### AVAILABLE DATA
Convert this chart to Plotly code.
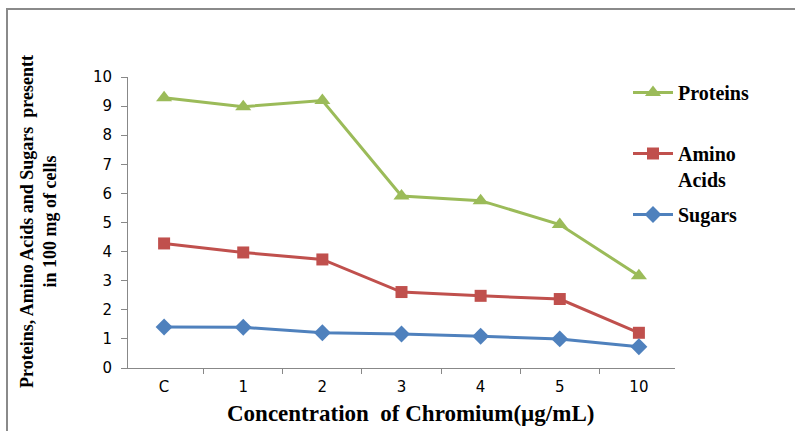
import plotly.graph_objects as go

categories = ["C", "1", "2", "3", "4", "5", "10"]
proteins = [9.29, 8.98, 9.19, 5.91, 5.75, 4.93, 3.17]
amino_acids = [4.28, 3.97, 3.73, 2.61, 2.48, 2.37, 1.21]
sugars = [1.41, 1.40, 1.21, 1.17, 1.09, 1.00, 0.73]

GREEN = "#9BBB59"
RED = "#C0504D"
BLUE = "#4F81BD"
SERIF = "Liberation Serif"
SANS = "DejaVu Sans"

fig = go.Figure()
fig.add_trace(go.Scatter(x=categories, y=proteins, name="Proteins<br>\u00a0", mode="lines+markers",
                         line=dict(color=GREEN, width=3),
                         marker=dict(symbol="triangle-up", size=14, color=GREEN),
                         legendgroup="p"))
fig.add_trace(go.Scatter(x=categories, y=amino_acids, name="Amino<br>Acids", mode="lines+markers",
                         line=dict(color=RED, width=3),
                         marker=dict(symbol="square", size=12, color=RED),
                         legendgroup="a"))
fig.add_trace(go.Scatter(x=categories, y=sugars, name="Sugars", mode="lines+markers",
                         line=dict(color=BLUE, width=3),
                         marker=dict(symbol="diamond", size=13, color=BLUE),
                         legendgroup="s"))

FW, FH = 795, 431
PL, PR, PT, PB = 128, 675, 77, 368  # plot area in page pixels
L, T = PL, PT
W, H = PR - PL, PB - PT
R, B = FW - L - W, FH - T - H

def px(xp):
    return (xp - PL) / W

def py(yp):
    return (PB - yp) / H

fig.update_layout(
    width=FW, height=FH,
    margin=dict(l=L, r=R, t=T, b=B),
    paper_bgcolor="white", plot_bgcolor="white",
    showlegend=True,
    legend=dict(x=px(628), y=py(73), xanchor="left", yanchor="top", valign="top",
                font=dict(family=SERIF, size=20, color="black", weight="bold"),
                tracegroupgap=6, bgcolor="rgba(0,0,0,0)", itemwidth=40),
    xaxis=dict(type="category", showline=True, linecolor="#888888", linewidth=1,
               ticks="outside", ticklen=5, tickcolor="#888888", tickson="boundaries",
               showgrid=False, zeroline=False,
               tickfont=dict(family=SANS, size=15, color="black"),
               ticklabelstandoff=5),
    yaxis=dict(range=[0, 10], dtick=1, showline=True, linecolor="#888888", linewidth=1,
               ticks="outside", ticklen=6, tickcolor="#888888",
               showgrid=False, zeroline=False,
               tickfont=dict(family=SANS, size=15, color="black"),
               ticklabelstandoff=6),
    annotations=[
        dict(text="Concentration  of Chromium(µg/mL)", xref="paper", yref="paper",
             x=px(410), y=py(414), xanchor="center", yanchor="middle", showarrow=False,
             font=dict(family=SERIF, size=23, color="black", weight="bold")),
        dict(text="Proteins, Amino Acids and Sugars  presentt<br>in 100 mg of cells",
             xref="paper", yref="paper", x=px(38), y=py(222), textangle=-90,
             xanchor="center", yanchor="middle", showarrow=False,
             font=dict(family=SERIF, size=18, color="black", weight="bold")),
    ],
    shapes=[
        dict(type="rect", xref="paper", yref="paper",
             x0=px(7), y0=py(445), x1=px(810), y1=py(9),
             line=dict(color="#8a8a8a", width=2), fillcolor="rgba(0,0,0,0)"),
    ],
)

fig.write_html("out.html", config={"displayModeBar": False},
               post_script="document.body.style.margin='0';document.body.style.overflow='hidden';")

### YOUR OBJECTIVE
Reproduce exactly the run of lines that opens the listing and closes with the line holding "sugars = [1.41, 1.40, 1.21, 1.17, 1.09, 1.00, 0.73]". Pictures are excluded.

### WRITTEN ANSWER
Convert this chart to Plotly code.
import plotly.graph_objects as go

categories = ["C", "1", "2", "3", "4", "5", "10"]
proteins = [9.29, 8.98, 9.19, 5.91, 5.75, 4.93, 3.17]
amino_acids = [4.28, 3.97, 3.73, 2.61, 2.48, 2.37, 1.21]
sugars = [1.41, 1.40, 1.21, 1.17, 1.09, 1.00, 0.73]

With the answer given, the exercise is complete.